◆ Task details: Pictures stay out of this copy, which runs from the first line of the material through the line containing "tri = [[idx[v]".
## begin Provided material
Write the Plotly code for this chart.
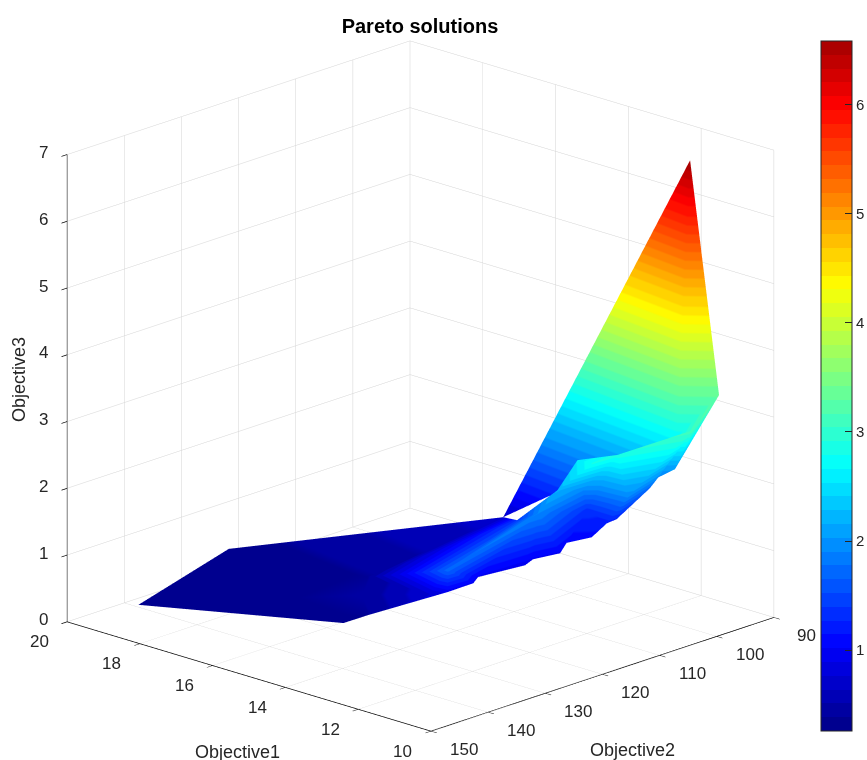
import plotly.graph_objects as go

# ---- data (Objective1, Objective2, Objective3) ----
names = ["V1","V2","V3","V4","P","V6","S",
         "F1","F2","F3","F4","F5","F6","F7","F8","F9","F10","F11","F12","F13",
         "R1","R2","R3","R4","R5","R6",
         "I1","I2","I3","I4","I7","L1","L2","L3","L4"]
obj1 = [18.84,19.97,15.09,16.23,11.99,10.88,11.40,
        13.05,12.92,13.12,13.10,13.10,12.97,13.19,12.92,13.02,12.91,12.47,12.39,11.92,
        13.87,12.27,12.27,11.18,11.05,10.31,
        12.77,13.44,12.42,11.83,11.82,16.51,15.75,13.80,14.85]
obj2 = [144.9,121.9,132.9,97.7,92.0,94.0,98.1,
        127.7,124.0,121.9,113.8,112.4,108.5,106.2,103.3,100.0,99.0,96.0,95.0,95.1,
        110.3,113.4,109.9,114.1,110.7,102.2,
        105.7,100.8,115.8,135.4,104.0,119.6,125.45,126.05,130.1]
obj3 = [0.30,0.30,0.30,0.70,6.58,3.30,2.70,
        0.95,1.00,1.00,0.95,1.00,1.00,1.05,1.10,1.20,1.25,1.70,1.85,2.05,
        1.40,2.20,2.55,2.80,2.85,3.10,
        1.90,1.35,1.90,1.70,1.90,0.38,0.40,0.75,0.38]
facets = """V1 V2 L1;V1 L1 L2;V1 L2 L4;V1 L4 V3;V2 V4 L1;V4 R1 L1;
L1 L2 L3;L2 L4 L3;L4 F1 L3;L1 L3 I4;L3 F1 I4;L1 I4 R1;
I4 F1 F2;I4 F2 F3;I4 F3 I3;I4 I3 R1;R1 I3 R2;F3 F4 I3;F4 F5 I3;F5 F6 I3;
I3 R2 I1;R2 R4 I1;I1 I2 I3;I3 I2 F6;F6 I2 F7;F7 I2 F8;I2 F9 F8;
R4 R5 I1;I1 R5 I2;R5 I7 I2;I2 I7 F9;F9 I7 F10;F10 I7 F11;I7 R5 R6;I7 R6 F11;
F11 R6 F12;F12 R6 F13;F13 R6 V6;
R2 R3 R4;R3 R5 R4;
V4 P S;P S V6;S R6 V6"""
x_ticks = [10,12,14,16,18,20]
y_ticks = [90,100,110,120,130,140,150]
z_ticks = [0,1,2,3,4,5,6,7]
cbar_ticks = [1,2,3,4,5,6]
cmin, cmax = 0.26, 6.58

idx = {n:k for k,n in enumerate(names)}
tri = [[idx[v] for v in f.split()] for f in facets.replace("\n","").split(";")]

def jet(f):
    t = 0.0156+0.94*f
    def c(v): return max(0.0,min(1.0,v))
    return (c(1.5-abs(4*t-3)), c(1.5-abs(4*t-2)), c(1.5-abs(4*t-1)))
N = 50
cs = []
for i in range(N):
    r,g,b = jet(i/(N-1))
    col = f"rgb({int(r*255)},{int(g*255)},{int(b*255)})"
    cs += [[i/N,col],[(i+1)/N,col]]

W, H = 867, 760
def fx(p): return p/W
def fy(p): return 1-p/H

FONT = "Liberation Sans"
TXT = "#262626"
fig = go.Figure(go.Mesh3d(
    x=obj1,y=obj2,z=obj3,
    i=[t[0] for t in tri],j=[t[1] for t in tri],k=[t[2] for t in tri],
    intensity=obj3,colorscale=cs,cmin=cmin,cmax=cmax,
    flatshading=False,
    lighting=dict(ambient=1,diffuse=0,specular=0,fresnel=0,roughness=1),
    colorbar=dict(x=fx(821),xanchor="left",xpad=0,y=fy(41),yanchor="top",ypad=0,
                  len=690/H,lenmode="fraction",thickness=31,thicknessmode="pixels",
                  tickvals=cbar_ticks,ticks="inside",ticklen=7,tickcolor=TXT,
                  tickfont=dict(family=FONT,size=15,color=TXT),
                  outlinecolor=TXT,outlinewidth=1)))
def ax(rng,tv):
    return dict(range=rng,tickvals=tv,title=dict(text=""),showbackground=False,
                showgrid=True,gridcolor="#d4d4d4",gridwidth=1,zeroline=False,
                showline=True,linecolor="#000000",linewidth=1.5,ticks="outside",ticklen=8,
                tickcolor="#000000",tickwidth=1.5,showticklabels=False,showspikes=False)
def lab(x,y,z,t,dx,dy):
    return dict(x=x,y=y,z=z,text=str(t),showarrow=False,xshift=dx,yshift=-dy,
                font=dict(family=FONT,size=17,color=TXT))
scene_ann = ([lab(v,150,0,v,-28,20) for v in x_ticks]
             +[lab(10,v,0,v,33,18) for v in y_ticks]
             +[lab(20,150,v,v,-24,-2) for v in z_ticks])
k=1.9
s=1.33
fig.update_layout(
    width=W,height=H,margin=dict(l=0,r=0,t=0,b=0,autoexpand=False),paper_bgcolor="white",
    title=dict(text="<b>Pareto solutions</b>",x=fx(420),xanchor="center",y=fy(26),yanchor="middle",
               font=dict(family=FONT,size=20,color="black")),
    scene=dict(domain=dict(x=[fx(8),fx(833)],y=[0,748/H]),
        xaxis=ax([10,20],x_ticks),yaxis=ax([90,150],y_ticks),zaxis=ax([0,7],z_ticks),
        aspectmode="manual",aspectratio=dict(x=1.01*s,y=1.0*s,z=0.99*s),
        annotations=scene_ann,
        camera=dict(projection=dict(type="orthographic"),up=dict(x=0,y=0,z=1),
                    center=dict(x=0,y=0,z=0),eye=dict(x=-0.654*k,y=0.687*k,z=0.3155*k))),
    annotations=[
        dict(text="Objective1",x=fx(237),y=fy(752),xref="paper",yref="paper",showarrow=False,
             xanchor="center",yanchor="middle",font=dict(family=FONT,size=18,color=TXT)),
        dict(text="Objective2",x=fx(632),y=fy(750),xref="paper",yref="paper",showarrow=False,
             xanchor="center",yanchor="middle",font=dict(family=FONT,size=18,color=TXT)),
        dict(text="Objective3",x=fx(19),y=fy(380),xref="paper",yref="paper",showarrow=False,textangle=-90,
             xanchor="center",yanchor="middle",font=dict(family=FONT,size=18,color=TXT)),
    ])
fig.write_html("out.html", config=dict(displayModeBar=False),
               post_script="document.body.style.margin='0';document.documentElement.style.overflow='hidden';")
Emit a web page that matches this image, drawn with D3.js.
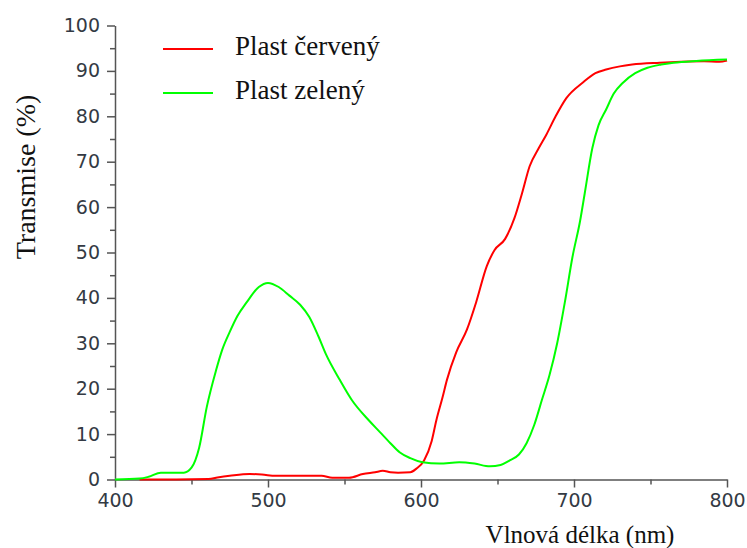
<!DOCTYPE html>
<html>
<head>
<meta charset="utf-8">
<script src="https://cdn.jsdelivr.net/npm/d3@7"></script>
<style>
  body { margin: 0; background: #fff; }
  svg { display: block; }
</style>
</head>
<body>
<svg id="chart" width="747" height="548"></svg>
<script>
// Transmission spectra of two coloured plastics (wavelength in nm, transmission in %)
const redWavelengths = [416, 440, 461, 468, 475, 488, 496, 505, 535, 542, 553, 562, 570, 575, 580, 585, 593, 597, 602, 607, 610, 614, 617, 623, 630, 636, 643, 648, 655, 661, 666, 671, 677, 682, 688, 695, 706, 714, 721, 730, 738, 756, 770, 785, 795, 800];
const redValues      = [0, 0, 0.1, 0.5, 0.8, 1.2, 1.1, 0.8, 0.8, 0.4, 0.4, 1.2, 1.6, 1.9, 1.6, 1.5, 1.6, 2.4, 4.2, 8.5, 13, 18, 22, 28, 33, 39, 47, 50.5, 53, 57.5, 63, 69, 73, 76, 80, 84, 87.5, 89.5, 90.3, 91, 91.4, 91.8, 92, 92.1, 92, 92.3];

const greenWavelengths = [400, 416, 422, 430, 445, 450, 455, 460, 466, 470, 475, 480, 486, 494, 500, 507, 514, 521, 527, 533, 538, 547, 555, 566, 573, 580, 586, 593, 601, 612, 625, 635, 645, 652, 658, 664, 669, 674, 679, 684, 689, 694, 699, 704, 707, 712, 716, 721, 726, 732, 740, 748, 757, 765, 780, 800];
const greenValues      = [0, 0.2, 0.6, 1.5, 1.5, 2.6, 7, 16, 24, 28.5, 32.5, 36, 39, 42.4, 43.3, 42.4, 40.5, 38.5, 35.8, 31.5, 27.5, 21.9, 17.4, 13, 10.5, 8, 6, 4.7, 3.8, 3.5, 3.8, 3.5, 2.9, 3.2, 4.2, 5.5, 8, 12, 17.5, 23, 30, 39, 49, 57, 63, 73, 78, 81.5, 85, 87.4, 89.5, 90.7, 91.4, 91.8, 92.2, 92.5];

const seriesNames  = ["Plast červený", "Plast zelený"];
const seriesColors = ["#ff0000", "#00ff00"];

const xMajorTicks = [400, 500, 600, 700, 800];
const xMinorTicks = [450, 550, 650, 750];
const yMajorTicks = [0, 10, 20, 30, 40, 50, 60, 70, 80, 90, 100];
const yMinorTicks = [5, 15, 25, 35, 45, 55, 65, 75, 85, 95];

const xTitle = "Vlnová délka (nm)";
const yTitle = "Transmise (%)";

const svg = d3.select("#chart");

const x = d3.scaleLinear().domain([400, 800]).range([115, 727]);
const y = d3.scaleLinear().domain([0, 100]).range([479.5, 25.5]);

const axisColor = "#555";
const labelColor = "#333a44";

function styleAxis(g) {
  g.selectAll(".domain").attr("stroke", axisColor).attr("stroke-width", 1.5);
  g.selectAll(".tick line").attr("stroke", axisColor).attr("stroke-width", 1.5);
  g.selectAll(".tick text")
    .attr("fill", labelColor)
    .style("font-family", "'DejaVu Sans', sans-serif")
    .style("font-size", "19px");
}

// Minor ticks
svg.append("g")
  .attr("transform", `translate(0,${y(0)})`)
  .call(d3.axisBottom(x).tickValues(xMinorTicks).tickSize(5).tickFormat(""))
  .call(g => g.select(".domain").remove())
  .call(styleAxis);
svg.append("g")
  .attr("transform", `translate(${x(400)},0)`)
  .call(d3.axisLeft(y).tickValues(yMinorTicks).tickSize(5).tickFormat(""))
  .call(g => g.select(".domain").remove())
  .call(styleAxis);

// Major axes
svg.append("g")
  .attr("transform", `translate(0,${y(0)})`)
  .call(d3.axisBottom(x).tickValues(xMajorTicks).tickSize(8).tickSizeOuter(0).tickPadding(6).tickFormat(d3.format("d")))
  .call(styleAxis);
svg.append("g")
  .attr("transform", `translate(${x(400)},0)`)
  .call(d3.axisLeft(y).tickValues(yMajorTicks).tickSize(8).tickSizeOuter(0).tickPadding(7).tickFormat(d3.format("d")))
  .call(styleAxis);

// Axis titles
svg.append("text")
  .attr("x", 580).attr("y", 543)
  .attr("text-anchor", "middle")
  .style("font-family", "'Liberation Serif', 'Times New Roman', serif")
  .style("font-size", "25px")
  .attr("fill", "#111")
  .text(xTitle);
svg.append("text")
  .attr("transform", "translate(35,177) rotate(-90)")
  .attr("text-anchor", "middle")
  .style("font-family", "'Liberation Serif', 'Times New Roman', serif")
  .style("font-size", "28px")
  .attr("fill", "#111")
  .text(yTitle);

// Spectra
const redData = redWavelengths.map((w, i) => [w, redValues[i]]);
const greenData = greenWavelengths.map((w, i) => [w, greenValues[i]]);

const line = d3.line()
  .x(d => x(d[0]))
  .y(d => y(d[1]))
  .curve(d3.curveMonotoneX);

[redData, greenData].forEach((data, i) => {
  svg.append("path")
    .datum(data)
    .attr("fill", "none")
    .attr("stroke", seriesColors[i])
    .attr("stroke-width", 2)
    .attr("stroke-linejoin", "round")
    .attr("d", line);
});

// Legend
const legend = svg.append("g");
seriesNames.forEach((name, i) => {
  const ly = 49 + i * 44;
  legend.append("line")
    .attr("x1", 163).attr("x2", 213)
    .attr("y1", ly).attr("y2", ly)
    .attr("stroke", seriesColors[i])
    .attr("stroke-width", 2);
  legend.append("text")
    .attr("x", 235).attr("y", ly + 6)
    .style("font-family", "'Liberation Serif', 'Times New Roman', serif")
    .style("font-size", "27px")
    .attr("fill", "#111")
    .text(name);
});
</script>
</body>
</html>
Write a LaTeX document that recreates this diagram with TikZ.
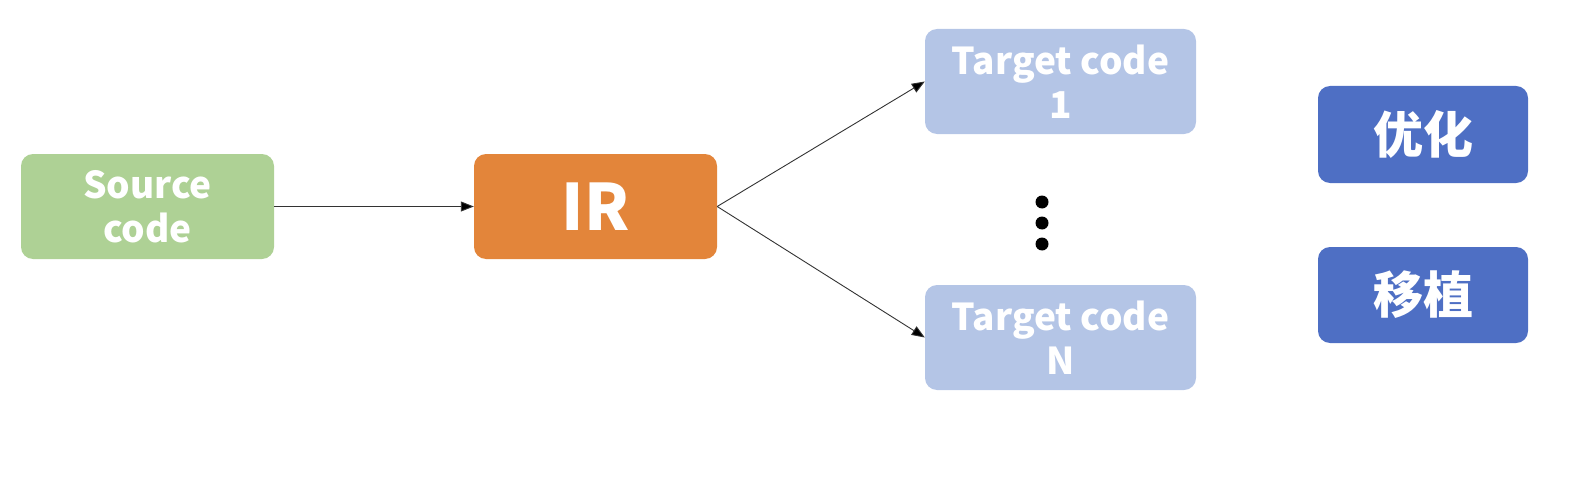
## end Provided material
◆ The solution:
Write the Plotly code for this chart.
import plotly.graph_objects as go

# ---- data (Objective1, Objective2, Objective3) ----
names = ["V1","V2","V3","V4","P","V6","S",
         "F1","F2","F3","F4","F5","F6","F7","F8","F9","F10","F11","F12","F13",
         "R1","R2","R3","R4","R5","R6",
         "I1","I2","I3","I4","I7","L1","L2","L3","L4"]
obj1 = [18.84,19.97,15.09,16.23,11.99,10.88,11.40,
        13.05,12.92,13.12,13.10,13.10,12.97,13.19,12.92,13.02,12.91,12.47,12.39,11.92,
        13.87,12.27,12.27,11.18,11.05,10.31,
        12.77,13.44,12.42,11.83,11.82,16.51,15.75,13.80,14.85]
obj2 = [144.9,121.9,132.9,97.7,92.0,94.0,98.1,
        127.7,124.0,121.9,113.8,112.4,108.5,106.2,103.3,100.0,99.0,96.0,95.0,95.1,
        110.3,113.4,109.9,114.1,110.7,102.2,
        105.7,100.8,115.8,135.4,104.0,119.6,125.45,126.05,130.1]
obj3 = [0.30,0.30,0.30,0.70,6.58,3.30,2.70,
        0.95,1.00,1.00,0.95,1.00,1.00,1.05,1.10,1.20,1.25,1.70,1.85,2.05,
        1.40,2.20,2.55,2.80,2.85,3.10,
        1.90,1.35,1.90,1.70,1.90,0.38,0.40,0.75,0.38]
facets = """V1 V2 L1;V1 L1 L2;V1 L2 L4;V1 L4 V3;V2 V4 L1;V4 R1 L1;
L1 L2 L3;L2 L4 L3;L4 F1 L3;L1 L3 I4;L3 F1 I4;L1 I4 R1;
I4 F1 F2;I4 F2 F3;I4 F3 I3;I4 I3 R1;R1 I3 R2;F3 F4 I3;F4 F5 I3;F5 F6 I3;
I3 R2 I1;R2 R4 I1;I1 I2 I3;I3 I2 F6;F6 I2 F7;F7 I2 F8;I2 F9 F8;
R4 R5 I1;I1 R5 I2;R5 I7 I2;I2 I7 F9;F9 I7 F10;F10 I7 F11;I7 R5 R6;I7 R6 F11;
F11 R6 F12;F12 R6 F13;F13 R6 V6;
R2 R3 R4;R3 R5 R4;
V4 P S;P S V6;S R6 V6"""
x_ticks = [10,12,14,16,18,20]
y_ticks = [90,100,110,120,130,140,150]
z_ticks = [0,1,2,3,4,5,6,7]
cbar_ticks = [1,2,3,4,5,6]
cmin, cmax = 0.26, 6.58

idx = {n:k for k,n in enumerate(names)}
tri = [[idx[v] for v in f.split()] for f in facets.replace("\n","").split(";")]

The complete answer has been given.